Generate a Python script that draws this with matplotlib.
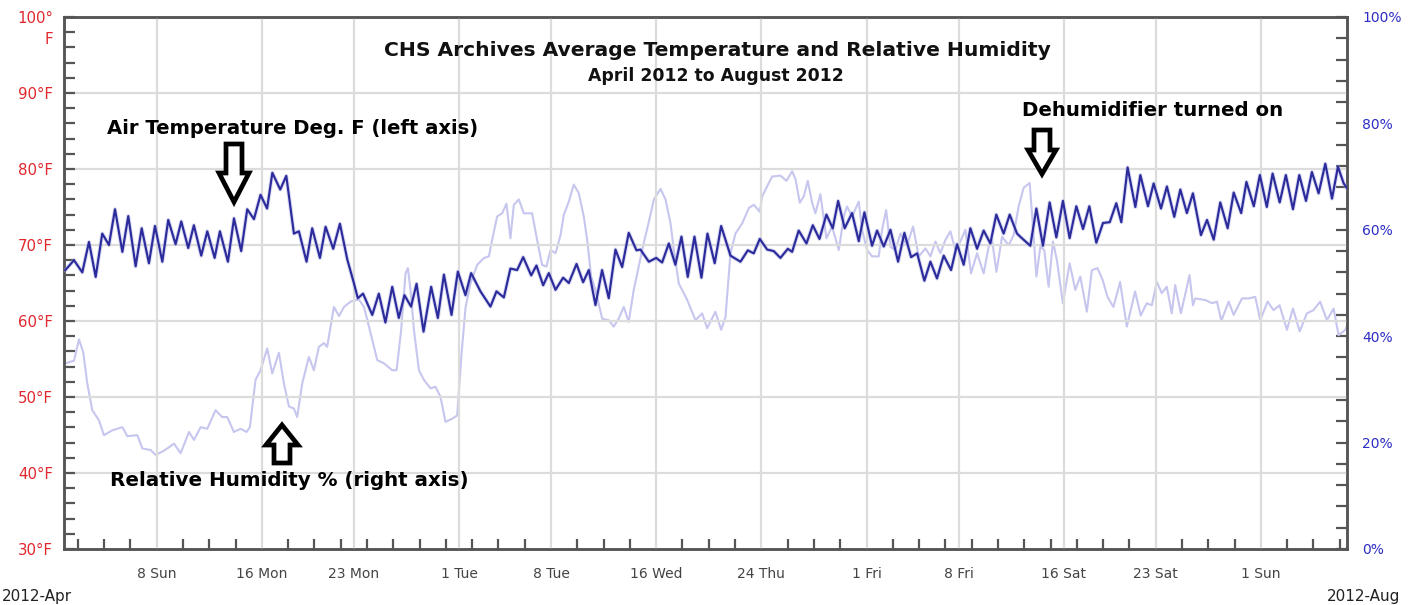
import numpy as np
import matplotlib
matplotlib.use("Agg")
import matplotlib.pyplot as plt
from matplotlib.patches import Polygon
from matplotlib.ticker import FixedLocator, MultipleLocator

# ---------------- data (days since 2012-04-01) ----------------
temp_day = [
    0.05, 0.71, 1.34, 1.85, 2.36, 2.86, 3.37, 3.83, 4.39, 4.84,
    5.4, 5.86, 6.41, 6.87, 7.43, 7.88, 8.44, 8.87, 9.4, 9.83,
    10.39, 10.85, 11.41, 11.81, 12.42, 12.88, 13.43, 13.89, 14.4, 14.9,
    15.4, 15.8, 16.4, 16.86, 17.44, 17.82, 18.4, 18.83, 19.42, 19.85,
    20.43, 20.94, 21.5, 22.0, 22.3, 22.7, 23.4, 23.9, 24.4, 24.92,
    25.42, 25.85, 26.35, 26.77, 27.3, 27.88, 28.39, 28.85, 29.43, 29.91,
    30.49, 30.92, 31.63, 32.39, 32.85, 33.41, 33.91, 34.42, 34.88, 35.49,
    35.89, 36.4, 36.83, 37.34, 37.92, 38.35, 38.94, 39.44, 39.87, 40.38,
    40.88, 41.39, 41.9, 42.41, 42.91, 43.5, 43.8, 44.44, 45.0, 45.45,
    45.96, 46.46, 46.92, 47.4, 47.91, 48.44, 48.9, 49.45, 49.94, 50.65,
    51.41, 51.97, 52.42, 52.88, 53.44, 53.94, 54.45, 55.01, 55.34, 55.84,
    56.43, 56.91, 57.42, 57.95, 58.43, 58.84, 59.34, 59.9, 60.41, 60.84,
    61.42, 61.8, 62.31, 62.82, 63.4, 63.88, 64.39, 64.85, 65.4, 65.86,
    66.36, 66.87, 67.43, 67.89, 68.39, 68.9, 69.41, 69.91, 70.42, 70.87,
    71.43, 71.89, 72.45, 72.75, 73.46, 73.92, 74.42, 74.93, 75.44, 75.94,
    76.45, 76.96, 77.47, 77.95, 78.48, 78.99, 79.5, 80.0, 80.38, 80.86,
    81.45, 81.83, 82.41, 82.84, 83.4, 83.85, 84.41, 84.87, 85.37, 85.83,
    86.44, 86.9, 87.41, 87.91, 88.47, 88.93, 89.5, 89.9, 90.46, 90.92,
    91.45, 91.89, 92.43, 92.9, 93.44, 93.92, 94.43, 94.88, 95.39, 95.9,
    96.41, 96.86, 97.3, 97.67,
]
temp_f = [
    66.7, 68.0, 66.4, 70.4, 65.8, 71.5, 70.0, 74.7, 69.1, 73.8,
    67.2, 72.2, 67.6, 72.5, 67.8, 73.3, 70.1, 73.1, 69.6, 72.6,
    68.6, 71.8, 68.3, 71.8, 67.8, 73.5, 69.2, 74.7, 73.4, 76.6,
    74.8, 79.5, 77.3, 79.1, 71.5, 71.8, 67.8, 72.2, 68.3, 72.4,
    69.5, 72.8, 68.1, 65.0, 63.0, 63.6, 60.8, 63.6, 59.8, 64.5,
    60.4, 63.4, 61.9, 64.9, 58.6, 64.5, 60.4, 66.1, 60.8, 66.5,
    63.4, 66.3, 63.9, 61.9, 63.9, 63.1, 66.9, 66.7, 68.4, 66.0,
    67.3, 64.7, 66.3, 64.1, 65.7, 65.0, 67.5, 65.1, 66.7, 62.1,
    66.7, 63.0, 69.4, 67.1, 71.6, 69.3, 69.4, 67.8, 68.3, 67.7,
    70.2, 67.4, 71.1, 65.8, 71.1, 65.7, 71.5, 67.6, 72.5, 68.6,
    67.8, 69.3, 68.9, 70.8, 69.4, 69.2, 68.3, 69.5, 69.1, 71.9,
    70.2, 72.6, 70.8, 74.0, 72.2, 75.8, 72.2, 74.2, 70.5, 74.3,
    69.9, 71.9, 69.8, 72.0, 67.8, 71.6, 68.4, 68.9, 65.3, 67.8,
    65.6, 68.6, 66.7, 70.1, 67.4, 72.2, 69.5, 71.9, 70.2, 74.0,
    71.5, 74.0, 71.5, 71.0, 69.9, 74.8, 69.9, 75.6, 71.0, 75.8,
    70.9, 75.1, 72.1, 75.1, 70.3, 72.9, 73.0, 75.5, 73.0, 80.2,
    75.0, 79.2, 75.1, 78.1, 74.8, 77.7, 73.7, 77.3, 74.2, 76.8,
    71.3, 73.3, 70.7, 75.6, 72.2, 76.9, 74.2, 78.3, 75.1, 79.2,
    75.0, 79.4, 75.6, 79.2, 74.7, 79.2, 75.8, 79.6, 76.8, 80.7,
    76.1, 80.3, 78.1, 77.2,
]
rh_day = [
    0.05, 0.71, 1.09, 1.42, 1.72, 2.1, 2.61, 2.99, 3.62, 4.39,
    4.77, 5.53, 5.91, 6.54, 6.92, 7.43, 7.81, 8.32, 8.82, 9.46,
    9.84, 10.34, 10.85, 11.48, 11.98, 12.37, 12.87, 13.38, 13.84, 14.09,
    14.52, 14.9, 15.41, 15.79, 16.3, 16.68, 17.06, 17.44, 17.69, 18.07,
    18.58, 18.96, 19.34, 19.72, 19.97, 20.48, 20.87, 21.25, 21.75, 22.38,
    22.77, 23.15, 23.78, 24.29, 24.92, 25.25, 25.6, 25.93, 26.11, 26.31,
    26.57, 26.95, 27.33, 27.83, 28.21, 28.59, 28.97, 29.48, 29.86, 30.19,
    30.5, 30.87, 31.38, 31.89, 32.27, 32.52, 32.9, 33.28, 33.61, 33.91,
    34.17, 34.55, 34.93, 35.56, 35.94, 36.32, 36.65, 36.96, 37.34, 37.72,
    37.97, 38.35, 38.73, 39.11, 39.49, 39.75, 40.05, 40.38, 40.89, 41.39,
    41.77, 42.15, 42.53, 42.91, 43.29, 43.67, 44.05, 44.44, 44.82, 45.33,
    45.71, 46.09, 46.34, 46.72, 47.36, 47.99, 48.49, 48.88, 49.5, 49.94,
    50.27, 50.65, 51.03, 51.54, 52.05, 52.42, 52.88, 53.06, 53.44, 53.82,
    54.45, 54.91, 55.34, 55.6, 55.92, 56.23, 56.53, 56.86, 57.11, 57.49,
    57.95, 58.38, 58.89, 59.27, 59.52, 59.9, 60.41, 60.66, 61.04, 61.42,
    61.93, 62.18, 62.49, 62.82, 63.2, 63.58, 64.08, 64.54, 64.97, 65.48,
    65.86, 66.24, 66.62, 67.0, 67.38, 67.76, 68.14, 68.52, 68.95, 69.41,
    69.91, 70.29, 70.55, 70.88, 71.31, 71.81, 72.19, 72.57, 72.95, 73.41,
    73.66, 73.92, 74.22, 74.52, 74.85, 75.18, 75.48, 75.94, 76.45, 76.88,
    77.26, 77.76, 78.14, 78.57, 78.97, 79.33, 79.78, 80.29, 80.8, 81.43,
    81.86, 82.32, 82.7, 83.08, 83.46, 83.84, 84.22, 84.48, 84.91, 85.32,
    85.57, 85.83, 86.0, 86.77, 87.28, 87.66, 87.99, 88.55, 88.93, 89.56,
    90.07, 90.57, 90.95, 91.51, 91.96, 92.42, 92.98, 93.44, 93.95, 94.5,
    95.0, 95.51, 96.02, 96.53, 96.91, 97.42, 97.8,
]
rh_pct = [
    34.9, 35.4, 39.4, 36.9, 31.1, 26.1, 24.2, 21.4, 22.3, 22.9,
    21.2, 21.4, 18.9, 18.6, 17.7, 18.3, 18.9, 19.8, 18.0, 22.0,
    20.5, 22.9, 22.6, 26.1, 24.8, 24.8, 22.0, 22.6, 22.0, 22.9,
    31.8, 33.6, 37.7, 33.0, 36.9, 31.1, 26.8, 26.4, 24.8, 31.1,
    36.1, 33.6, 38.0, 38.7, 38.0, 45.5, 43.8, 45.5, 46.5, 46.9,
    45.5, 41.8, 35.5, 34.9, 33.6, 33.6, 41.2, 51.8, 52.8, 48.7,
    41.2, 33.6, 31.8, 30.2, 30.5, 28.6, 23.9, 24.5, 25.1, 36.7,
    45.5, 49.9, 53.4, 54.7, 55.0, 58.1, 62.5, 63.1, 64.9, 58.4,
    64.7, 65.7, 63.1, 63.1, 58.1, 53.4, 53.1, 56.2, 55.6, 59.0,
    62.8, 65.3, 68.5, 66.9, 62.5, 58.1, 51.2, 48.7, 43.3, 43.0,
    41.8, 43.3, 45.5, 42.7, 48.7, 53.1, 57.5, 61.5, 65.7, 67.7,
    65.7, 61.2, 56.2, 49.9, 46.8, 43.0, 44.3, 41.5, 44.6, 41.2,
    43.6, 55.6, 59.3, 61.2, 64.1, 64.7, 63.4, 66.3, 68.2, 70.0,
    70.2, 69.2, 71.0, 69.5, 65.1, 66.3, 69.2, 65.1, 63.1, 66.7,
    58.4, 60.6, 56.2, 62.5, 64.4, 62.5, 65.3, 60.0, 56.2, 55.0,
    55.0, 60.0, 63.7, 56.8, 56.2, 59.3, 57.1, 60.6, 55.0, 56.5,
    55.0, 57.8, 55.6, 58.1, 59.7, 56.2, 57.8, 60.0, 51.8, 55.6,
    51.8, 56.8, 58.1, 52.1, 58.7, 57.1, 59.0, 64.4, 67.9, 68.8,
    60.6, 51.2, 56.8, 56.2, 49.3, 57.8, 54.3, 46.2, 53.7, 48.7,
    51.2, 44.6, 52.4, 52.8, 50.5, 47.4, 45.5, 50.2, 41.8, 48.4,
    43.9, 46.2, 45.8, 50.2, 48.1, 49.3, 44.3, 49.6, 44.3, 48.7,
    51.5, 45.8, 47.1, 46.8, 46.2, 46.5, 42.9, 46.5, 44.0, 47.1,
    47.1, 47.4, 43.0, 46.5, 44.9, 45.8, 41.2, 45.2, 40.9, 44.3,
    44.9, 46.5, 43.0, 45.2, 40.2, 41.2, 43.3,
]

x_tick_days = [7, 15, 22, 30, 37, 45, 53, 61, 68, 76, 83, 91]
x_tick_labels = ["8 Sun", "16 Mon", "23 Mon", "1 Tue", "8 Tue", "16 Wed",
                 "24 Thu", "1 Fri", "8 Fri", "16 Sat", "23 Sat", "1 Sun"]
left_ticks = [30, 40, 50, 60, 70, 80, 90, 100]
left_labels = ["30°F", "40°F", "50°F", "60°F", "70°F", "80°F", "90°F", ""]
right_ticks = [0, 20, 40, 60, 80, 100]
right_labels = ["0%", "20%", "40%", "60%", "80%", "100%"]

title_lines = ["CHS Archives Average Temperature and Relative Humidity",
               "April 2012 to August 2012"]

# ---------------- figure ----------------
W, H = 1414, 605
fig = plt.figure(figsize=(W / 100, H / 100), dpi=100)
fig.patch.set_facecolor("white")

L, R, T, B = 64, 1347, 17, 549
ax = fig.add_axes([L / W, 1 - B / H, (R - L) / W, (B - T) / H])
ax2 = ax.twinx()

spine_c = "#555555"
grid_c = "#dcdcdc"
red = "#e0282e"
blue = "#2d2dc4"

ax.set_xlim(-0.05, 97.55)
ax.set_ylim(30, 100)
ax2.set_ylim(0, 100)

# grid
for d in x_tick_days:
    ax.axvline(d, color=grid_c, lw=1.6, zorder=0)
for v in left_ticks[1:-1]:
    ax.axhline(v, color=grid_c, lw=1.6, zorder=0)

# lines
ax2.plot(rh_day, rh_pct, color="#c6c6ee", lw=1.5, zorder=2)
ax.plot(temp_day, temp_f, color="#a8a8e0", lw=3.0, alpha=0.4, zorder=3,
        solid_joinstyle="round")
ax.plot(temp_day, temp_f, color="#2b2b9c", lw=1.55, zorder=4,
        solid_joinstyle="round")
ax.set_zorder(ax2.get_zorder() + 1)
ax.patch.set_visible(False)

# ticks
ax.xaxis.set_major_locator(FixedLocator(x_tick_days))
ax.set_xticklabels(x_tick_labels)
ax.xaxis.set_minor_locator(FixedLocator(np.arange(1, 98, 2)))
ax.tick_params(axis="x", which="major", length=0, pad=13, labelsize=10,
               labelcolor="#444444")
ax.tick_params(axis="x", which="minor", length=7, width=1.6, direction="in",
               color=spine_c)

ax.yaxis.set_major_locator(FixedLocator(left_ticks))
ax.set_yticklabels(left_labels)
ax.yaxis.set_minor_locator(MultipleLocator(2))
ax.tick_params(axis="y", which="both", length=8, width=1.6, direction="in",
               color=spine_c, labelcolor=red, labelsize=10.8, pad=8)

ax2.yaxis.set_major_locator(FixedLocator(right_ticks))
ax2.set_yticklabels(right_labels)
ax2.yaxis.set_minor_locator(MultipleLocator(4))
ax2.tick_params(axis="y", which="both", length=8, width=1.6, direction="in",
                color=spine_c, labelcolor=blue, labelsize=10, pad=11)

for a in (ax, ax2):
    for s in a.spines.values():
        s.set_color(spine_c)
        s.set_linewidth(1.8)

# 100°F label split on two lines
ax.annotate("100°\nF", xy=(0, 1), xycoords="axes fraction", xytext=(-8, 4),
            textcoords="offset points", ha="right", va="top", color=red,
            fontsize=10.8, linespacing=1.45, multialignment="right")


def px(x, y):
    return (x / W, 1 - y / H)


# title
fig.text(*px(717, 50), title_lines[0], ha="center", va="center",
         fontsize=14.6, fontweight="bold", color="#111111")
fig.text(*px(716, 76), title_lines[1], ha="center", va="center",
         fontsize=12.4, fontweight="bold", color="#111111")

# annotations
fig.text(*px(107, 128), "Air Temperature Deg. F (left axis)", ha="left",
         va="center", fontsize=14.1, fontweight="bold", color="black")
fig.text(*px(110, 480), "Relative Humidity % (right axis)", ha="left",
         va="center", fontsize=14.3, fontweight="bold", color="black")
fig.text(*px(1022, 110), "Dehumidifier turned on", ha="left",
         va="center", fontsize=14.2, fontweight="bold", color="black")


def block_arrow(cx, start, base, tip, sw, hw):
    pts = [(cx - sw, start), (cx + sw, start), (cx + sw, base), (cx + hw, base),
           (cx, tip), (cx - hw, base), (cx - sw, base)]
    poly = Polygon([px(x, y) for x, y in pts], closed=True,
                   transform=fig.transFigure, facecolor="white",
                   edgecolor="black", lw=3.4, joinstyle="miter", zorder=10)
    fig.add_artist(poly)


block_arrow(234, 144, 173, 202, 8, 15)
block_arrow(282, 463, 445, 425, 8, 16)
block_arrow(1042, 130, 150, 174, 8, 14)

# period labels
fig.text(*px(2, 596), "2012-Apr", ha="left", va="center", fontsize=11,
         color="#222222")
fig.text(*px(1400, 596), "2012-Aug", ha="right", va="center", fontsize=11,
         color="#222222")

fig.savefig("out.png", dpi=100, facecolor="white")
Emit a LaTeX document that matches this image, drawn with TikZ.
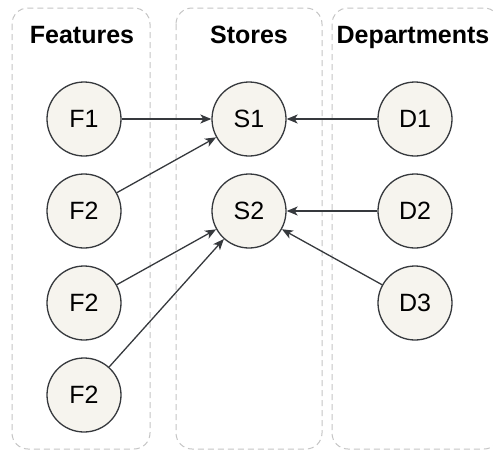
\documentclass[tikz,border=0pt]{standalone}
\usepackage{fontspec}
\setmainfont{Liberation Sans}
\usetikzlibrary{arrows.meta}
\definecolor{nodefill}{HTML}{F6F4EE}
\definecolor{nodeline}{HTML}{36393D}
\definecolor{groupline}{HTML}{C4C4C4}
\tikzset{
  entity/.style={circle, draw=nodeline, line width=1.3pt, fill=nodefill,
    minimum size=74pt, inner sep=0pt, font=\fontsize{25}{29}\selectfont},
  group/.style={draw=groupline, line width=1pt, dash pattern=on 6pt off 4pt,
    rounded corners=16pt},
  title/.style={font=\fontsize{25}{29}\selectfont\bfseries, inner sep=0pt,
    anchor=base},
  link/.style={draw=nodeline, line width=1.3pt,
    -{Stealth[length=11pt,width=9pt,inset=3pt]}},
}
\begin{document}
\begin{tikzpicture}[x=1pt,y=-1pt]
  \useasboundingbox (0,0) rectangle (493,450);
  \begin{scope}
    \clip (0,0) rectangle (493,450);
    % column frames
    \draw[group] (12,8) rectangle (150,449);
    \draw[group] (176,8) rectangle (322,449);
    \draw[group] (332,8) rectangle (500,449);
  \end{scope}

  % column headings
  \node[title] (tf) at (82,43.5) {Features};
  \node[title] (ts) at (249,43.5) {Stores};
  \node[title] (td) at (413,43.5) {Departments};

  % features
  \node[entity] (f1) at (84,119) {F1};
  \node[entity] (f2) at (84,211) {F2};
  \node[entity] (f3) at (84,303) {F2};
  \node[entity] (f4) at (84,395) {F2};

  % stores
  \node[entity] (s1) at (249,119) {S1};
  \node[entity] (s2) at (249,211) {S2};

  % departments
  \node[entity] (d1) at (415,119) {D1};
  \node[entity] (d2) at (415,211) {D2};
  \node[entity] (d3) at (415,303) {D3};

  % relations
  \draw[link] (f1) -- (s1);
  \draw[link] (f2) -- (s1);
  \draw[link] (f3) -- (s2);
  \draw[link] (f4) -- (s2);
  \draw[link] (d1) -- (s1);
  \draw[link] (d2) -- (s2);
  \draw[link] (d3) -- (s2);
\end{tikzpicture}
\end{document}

☆ ☆ ☆ ☆ ☆ ☆ ☆

## Stated exercise:
Extract, word for word, each line from the top of the data down to and including the line with "from matplotlib.ticker import"; skip the pictures.

## Written answer:
Generate a Python script that draws this with matplotlib.
import numpy as np
import matplotlib
matplotlib.use("Agg")
import matplotlib.pyplot as plt
from matplotlib.patches import Polygon
from matplotlib.ticker import FixedLocator, MultipleLocator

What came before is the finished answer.